= 1912 Manchester South by-election =

UK parliamentary by-election

The 1912 Manchester South by-election was a Parliamentary by-election held on 5 March 1912. The constituency returned one Member of Parliament (MP) to the House of Commons of the United Kingdom, elected by the first past the post voting system.

==Vacancy==
The Liberal MP for Manchester South, Sir Arthur Haworth was appointed a Lord Commissioner of the Treasury. In keeping with the times he was required to seek re-election in a by-election.

==Electoral history==
Haworth had gained the seat from the Conservatives at the 1906 general election, and held it since. The previous General Election in December 1910 saw Haworth returned unopposed. The last contested election was the previous General Election;

Arthur Haworth

15 January 1910 general election: Manchester South
| Party |  | Candidate | Votes | % | ±% |
|---|---|---|---|---|---|
|  | Liberal | Arthur Haworth | 8,121 | 58.9 | −9.1 |
|  | Conservative | Charles Ward-Jackson | 5,669 | 41.1 | +9.1 |
| Majority |  |  | 2,452 | 17.8 | −18.2 |
| Turnout |  |  | 13,790 | 88.4 | +5.6 |
|  | Liberal hold |  | Swing | -9.1 |  |

==Candidates==
The Liberal candidate, 47-year-old Arthur Haworth was a Manchester businessman fully established in the community. Haworth again faced just one opponent, the Conservative Philip Glazebrook. Thirty-two-year-old Glazebrook was a Captain in the Cheshire Yeomanry and also involved in business in Manchester. He had not stood for parliament before, though in December 1910 he was chosen as Conservative candidate to contest the constituency of Manchester South at the general election. However, due to an error by his election agent, he arrived at Manchester Town Hall six minutes after nominations had closed, resulting in the unopposed election of Haworth.

==Campaign==
Polling day was set for 5 March. A vigorous campaign was held, with the main issues being woman suffrage with the Parliamentary Franchise (Women) Bill soon to be debated, Irish Home Rule (the Third Home Rule Bill was currently being debated in parliament) and National Insurance, which had been introduced by the Liberal Government the year before.

==Result==
The Conservatives gained the seat from the Liberals.
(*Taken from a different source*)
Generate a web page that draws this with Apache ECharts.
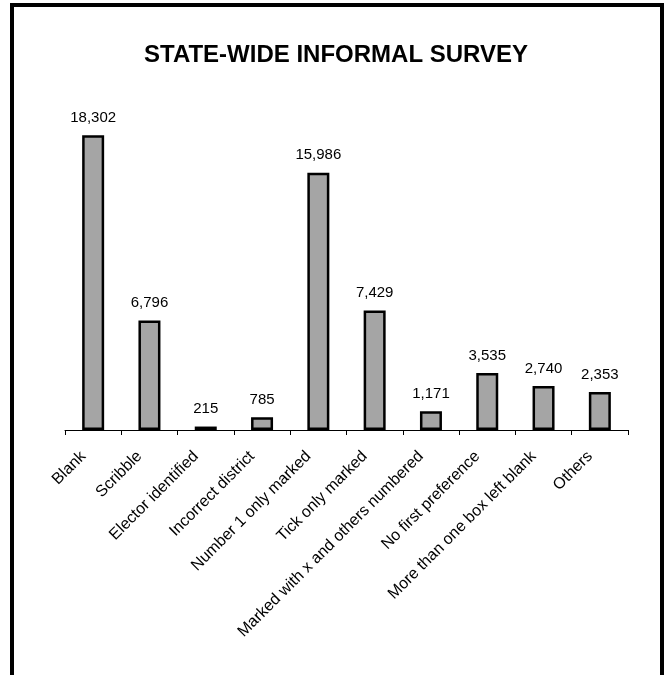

The details below, with percentage changes are a change from January 1910.

By-Election 1912: Manchester South Electorate 16,105
| Party |  | Candidate | Votes | % | ±% |
|---|---|---|---|---|---|
|  | Conservative | Philip Glazebrook | 7,051 | 52.1 | +11.0 |
|  | Liberal | Arthur Haworth | 6,472 | 47.9 | −11.0 |
| Majority |  |  | 579 | 4.2 | N/A |
| Turnout |  |  | 13,523 | 84.0 | −4.4 |
|  | Conservative gain from Liberal |  | Swing | +11.0 |  |

==Aftermath==
In parliament, Glazebrook recorded his vote against the Parliamentary Franchise (Women) Bill.
A General Election was due to take place by the end of 1915. By the autumn of 1914, the following candidates had been adopted to contest that election. Unionist Party: Philip Glazebrook, Liberal Party: Sir Arthur Haworth. Due to the outbreak of war, the election never took place. In early 1918 Philip Glazebrook was killed in action. Unionist, Robert Burdon Stoker was returned unopposed in the following by-election. At the 1918 general election, Haworth was Liberal candidate for Manchester Exchange but failed to make a return to parliament.